IT’S that time of year when we reflect on last year and look forward to the New Year.

As far as the environment is concerned and the fight to mitigate and eradicate the harm caused by climate change, will this year be better than last?

My 11-year-old son Rafa said something to me recently when we were driving in the car. He asked me: “Dad, why do we continue to destroy the planet? There will be nothing left for future generations.”

Pretty profound for an 11-year-old.

Water Pollution With Plastic Bags In River
Illustration: Freepik

These simply put questions set me on a much deeper reflection. In many ways, world events are allied to climate change.

When you consider what’s going on in the world –

·         Putin’s inhumane and disastrous invasion of Ukraine is nearing its first anniversary and is highly unlikely to be resolved anytime soon.

·         The number of people facing starvation on the African continent continues to rise.

·         Kim ‘Wrong-Un’ is hell-bent on increasing his nuclear threat.

·         The Arab/Israeli conflict will undoubtedly escalate with the election of the far-right Benjamin Netanyahu.

·         The Taliban will continue to take women’s rights back to pre-historic levels in Afghanistan.

·         China will ramp up its claims over Taiwan this year, giving America the opportunity to fight another war abroad.

And I don’t have enough column space to go into Myanmar, Columbia, Haiti, Sudan, Lebanon, Nigeria, The Sahel, Yemen or Ethiopia.

I think you’ve got the message…. the world is a messed-up place.

Reflecting on some of the major environmental issues of last year tells a similar story.

·         Hurricane Ian caused havoc in Cuba and the US.

·         Extreme drought in Europe saw river levels drop to the lowest levels on record. Spain’s reservoirs fell to the lowest levels for more than 30 years. End result – billions of euros of losses to the agriculture, livestock and energy generation sectors.

·         Unprecedented floods in China.

·         Despite the floods in China huge areas suffered drought conditions.

·         Floods in Australia.

·         Super intense monsoon season in Pakistan inundated a significant part of the country killing over a million livestock and destroying 10 million acres of crops. Some 7 million people were forced to evacuate their homes and nearly 2,000 people died.

·         Storm Eunice hit northern and Central Europe in February.
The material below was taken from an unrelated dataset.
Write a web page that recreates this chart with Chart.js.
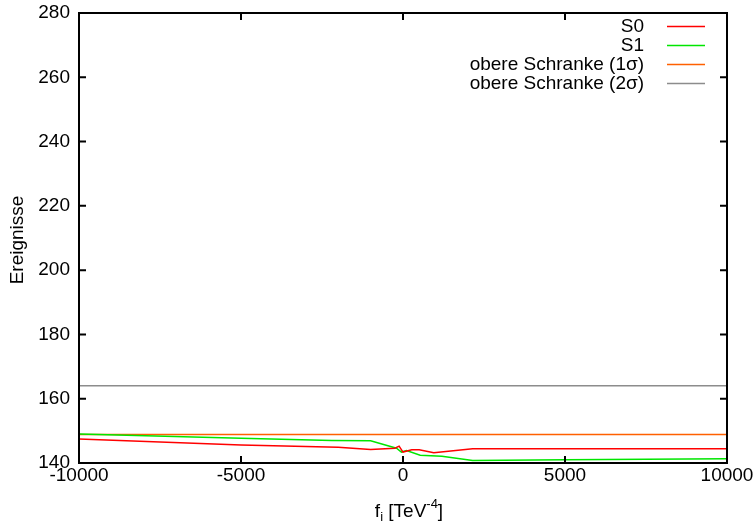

Billions of euros of damage was caused in Belgium, Germany, Ireland, Poland, the UK and the Netherlands.

·         Continued deforestation in Brazil caused reduced rainfall and ensuing drought.

·         Hurricane Fiona struck Puerto Rico, Dominican Republic and Canada. It was the most intense tropical storm ever.

·         Biggest floods in South Africa ever recorded.

NOT A GOOD YEAR FOR THE ENVIRONMENT.

Will this year be any better?

Sadly, I very much doubt it. Expect to hear even more hollow promises and commitments from the same people who could actually make a difference.